Recent studies have attributed the lack of female power to a decline in ambition for leadership, particularly among young women. A study by Zeno Group revealed that only 15 percent out of a survey of 1,000 women between ages 21 and 33 endeavored to acquire a leadership role at a large or prominent organization. Nearly half of survey participants felt that the personal sacrifices weren’t worth the pursuit much less the attainment of the proverbial dangling carrot. As a result, women in positions of leadership have stalled.
In the political realm, only 18 percent of women hold seats in the United States Congress, 20 percent in the Senate and 17.9 percent hold a place at the table in the House of Representatives. Corporate America tells an even grimmer tale with women holding a little over fifteen percent of positions as directors in Fortune 500 companies, 10 percent as chief financial officers, and 4 percent as chief executives at Standard & Poor’s 500 companies.
To the casual observer, it may appear that instead of digging a more level playing field, many of us have stopped playing or opted out altogether. However, I encourage women to expand their definition of leadership beyond the boardroom and political offices, and unlike our sisters from previous generations, millennials and baby boomers alike, are finding innovative ways to lead that coincide with their lifestyles.
Without question, women dominate social media and even use it as a catalyst to create dialogue around issues affecting themselves and other women.
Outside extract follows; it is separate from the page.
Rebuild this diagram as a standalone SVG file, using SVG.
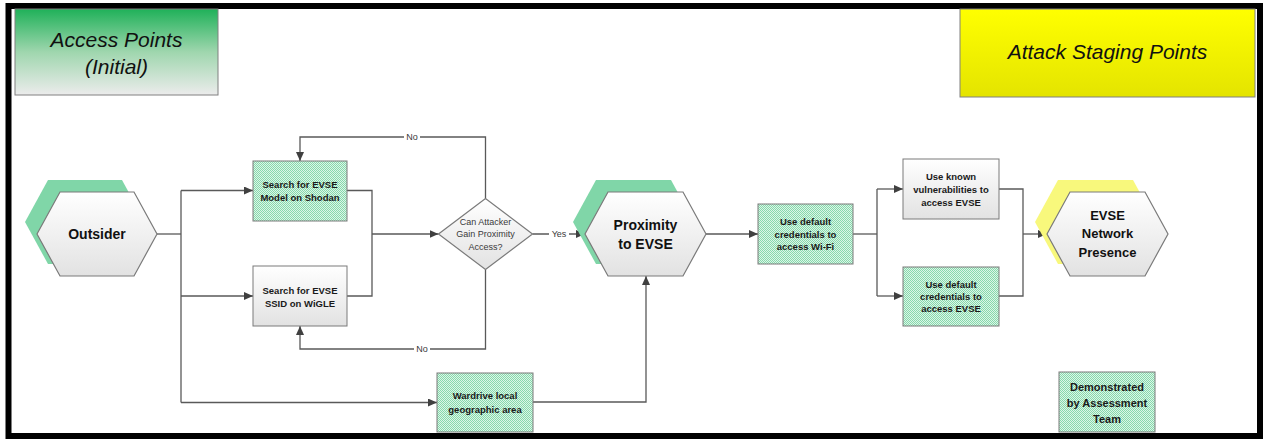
<svg xmlns="http://www.w3.org/2000/svg" width="1265" height="439" viewBox="0 0 1265 439">
  <defs>
    <linearGradient id="hdrGreen" x1="0" y1="0" x2="0" y2="1">
      <stop offset="0" stop-color="#1fb159"/>
      <stop offset="0.5" stop-color="#9fd6ae"/>
      <stop offset="1" stop-color="#ececec"/>
    </linearGradient>
    <linearGradient id="hdrYellow" x1="0" y1="0" x2="0" y2="1">
      <stop offset="0" stop-color="#ffff00"/>
      <stop offset="1" stop-color="#e4e400"/>
    </linearGradient>
    <linearGradient id="greyFill" x1="0" y1="0" x2="0" y2="1">
      <stop offset="0" stop-color="#ffffff"/>
      <stop offset="1" stop-color="#e2e2e2"/>
    </linearGradient>
    <pattern id="stipple" width="2" height="2" patternUnits="userSpaceOnUse">
      <rect width="2" height="2" fill="#dcf5e7"/>
      <rect width="1" height="1" fill="#86d9ac"/>
      <rect x="1" y="1" width="1" height="1" fill="#86d9ac"/>
    </pattern>
    <marker id="arrow" viewBox="0 0 9 8" refX="9" refY="4" markerWidth="9" markerHeight="8" markerUnits="userSpaceOnUse" orient="auto">
      <path d="M0,0 L9,4 L0,8 z" fill="#404040"/>
    </marker>
  </defs>
  <style>
    .hdr { font-family: "Liberation Sans", Arial, sans-serif; font-style: italic; font-size: 21px; fill: #111; text-anchor: middle; }
    .hex { stroke: #7a7a7a; stroke-width: 1.2; fill: url(#greyFill); }
    .hexTxt { font-family: "Liberation Sans", Arial, sans-serif; font-weight: bold; font-size: 14px; fill: #111; text-anchor: middle; }
    .box { stroke: #7a7a7a; stroke-width: 1; }
    .green { fill: url(#stipple); }
    .grey { fill: url(#greyFill); }
    .boxTxt { font-family: "Liberation Sans", Arial, sans-serif; font-weight: bold; font-size: 9.5px; fill: #1a1a1a; text-anchor: middle; }
    .qTxt { font-family: "Liberation Sans", Arial, sans-serif; font-size: 9px; fill: #3a3a3a; text-anchor: middle; }
    .lbl { font-family: "Liberation Sans", Arial, sans-serif; font-size: 9px; fill: #3a3a3a; text-anchor: middle; }
    .conn path { fill: none; stroke: #595959; stroke-width: 1.3; }
    .arr { marker-end: url(#arrow); }
  </style>

  <rect width="1265" height="439" fill="#ffffff"/>
  <!-- outer frame -->
  <rect x="8.5" y="6" width="1251.5" height="430" fill="none" stroke="#000000" stroke-width="6"/>

  <!-- title panels -->
  <g id="hdr-access">
    <rect x="15" y="9" width="203" height="86" fill="url(#hdrGreen)" stroke="#808080" stroke-width="1"/>
    <text class="hdr" x="116.5" y="47">Access Points</text>
    <text class="hdr" x="116.5" y="74">(Initial)</text>
  </g>
  <g id="hdr-staging">
    <rect x="960" y="9" width="295" height="88" fill="url(#hdrYellow)" stroke="#808080" stroke-width="1"/>
    <text class="hdr" x="1107.5" y="59">Attack Staging Points</text>
  </g>

  <!-- connectors -->
  <g id="connectors" class="conn">
    <path d="M157,234 H181"/>
    <path d="M181,190.5 V402.5"/>
    <path class="arr" d="M181,190.5 H253"/>
    <path class="arr" d="M181,296 H253"/>
    <path class="arr" d="M181,402.5 H437"/>
    <path d="M347,190.5 H372 V296 H347"/>
    <path class="arr" d="M372,234 H438.5"/>
    <path class="arr" d="M485.5,198.5 V137 H300 V161"/>
    <path class="arr" d="M485.5,269.5 V349 H300 V326"/>
    <path class="arr" d="M532.5,234 H585"/>
    <path class="arr" d="M706,234 H758"/>
    <path d="M853,234 H877"/>
    <path d="M877,189 V296"/>
    <path class="arr" d="M877,189 H903"/>
    <path class="arr" d="M877,296 H903"/>
    <path d="M999,189 H1023 V296 H999"/>
    <path class="arr" d="M1023,234 H1047"/>
    <path class="arr" d="M533,402 H646 V276"/>
  </g>

  <!-- connector labels -->
  <g id="labels">
    <rect x="404" y="131" width="16" height="12" fill="#ffffff"/>
    <text class="lbl" x="412" y="140.2">No</text>
    <rect x="414" y="343" width="16" height="12" fill="#ffffff"/>
    <text class="lbl" x="422" y="352.2">No</text>
    <rect x="549" y="228" width="20" height="12" fill="#ffffff"/>
    <text class="lbl" x="559" y="237.2">Yes</text>
  </g>

  <!-- nodes -->
  <g id="node-outsider">
    <polygon points="25,222 48,180 122,180 145,222 122,264 48,264" fill="#80d6a8"/>
    <polygon class="hex" points="37,234 60,192 134,192 157,234 134,276 60,276"/>
    <text class="hexTxt" x="97" y="239">Outsider</text>
  </g>

  <g id="node-shodan">
    <rect class="box green" x="253" y="161" width="94" height="60"/>
    <text class="boxTxt" x="300" y="187.5">Search for EVSE</text>
    <text class="boxTxt" x="300" y="200.5">Model on Shodan</text>
  </g>

  <g id="node-wigle">
    <rect class="box grey" x="253" y="266" width="94" height="60"/>
    <text class="boxTxt" x="300" y="293.5">Search for EVSE</text>
    <text class="boxTxt" x="300" y="306.5">SSID on WiGLE</text>
  </g>

  <g id="node-decision">
    <polygon class="hex" points="438.5,234 485.5,198.5 532.5,234 485.5,269.5"/>
    <text class="qTxt" x="485.5" y="224.8">Can Attacker</text>
    <text class="qTxt" x="485.5" y="237.4">Gain Proximity</text>
    <text class="qTxt" x="485.5" y="249.8">Access?</text>
  </g>

  <g id="node-proximity">
    <polygon points="573,222 596,180 671,180 694,222 671,264 596,264" fill="#80d6a8"/>
    <polygon class="hex" points="585,234 608,192 683,192 706,234 683,276 608,276"/>
    <text class="hexTxt" x="645.5" y="230">Proximity</text>
    <text class="hexTxt" x="645.5" y="249">to EVSE</text>
  </g>

  <g id="node-wifi">
    <rect class="box green" x="758" y="204" width="95" height="60"/>
    <text class="boxTxt" x="805.5" y="225">Use default</text>
    <text class="boxTxt" x="805.5" y="237.6">credentials to</text>
    <text class="boxTxt" x="805.5" y="250">access Wi-Fi</text>
  </g>

  <g id="node-known-vulns">
    <rect class="box grey" x="903" y="159" width="96" height="60"/>
    <text class="boxTxt" x="951" y="180">Use known</text>
    <text class="boxTxt" x="951" y="192.6">vulnerabilities to</text>
    <text class="boxTxt" x="951" y="205.6">access EVSE</text>
  </g>

  <g id="node-default-evse">
    <rect class="box green" x="903" y="267" width="96" height="59"/>
    <text class="boxTxt" x="951" y="288.3">Use default</text>
    <text class="boxTxt" x="951" y="300.3">credentials to</text>
    <text class="boxTxt" x="951" y="312.3">access EVSE</text>
  </g>

  <g id="node-network-presence">
    <polygon points="1035,222 1058,180 1133,180 1156,222 1133,264 1058,264" fill="#f8f87c"/>
    <polygon class="hex" points="1047,234 1070,192 1145,192 1168,234 1145,276 1070,276"/>
    <text class="hexTxt" x="1107.5" y="219.5" style="font-size:13px">EVSE</text>
    <text class="hexTxt" x="1107.5" y="238" style="font-size:13px">Network</text>
    <text class="hexTxt" x="1107.5" y="256.5" style="font-size:13px">Presence</text>
  </g>

  <g id="node-wardrive">
    <rect class="box green" x="437" y="373" width="96" height="59"/>
    <text class="boxTxt" x="485" y="399.3">Wardrive local</text>
    <text class="boxTxt" x="485" y="412.6">geographic area</text>
  </g>

  <g id="legend">
    <rect class="box green" x="1059" y="372" width="96" height="60"/>
    <text class="boxTxt" x="1107" y="391" style="font-size:11px">Demonstrated</text>
    <text class="boxTxt" x="1107" y="407" style="font-size:11px">by Assessment</text>
    <text class="boxTxt" x="1107" y="422.5" style="font-size:11px">Team</text>
  </g>
</svg>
Nearly nineteen million women document their experiences, share insights, and provide recommendations online according to Pew Research Center statistics, becoming thought leaders in their own right. While men are close behind authoring 16 million blogs, none are as profitable as their female counterparts in harnessing financial support from consumer brands.
Before we’re so quick to count young women out as future leaders, let’s consider how they have harnessed social media to create economical opportunities and social change. In addition, I invite women to venture one step further and examine how we can expand upon this virtual platform to build a collective movement of social advancement that will break down barriers to leadership and inspire others to strive for something more than the corner office.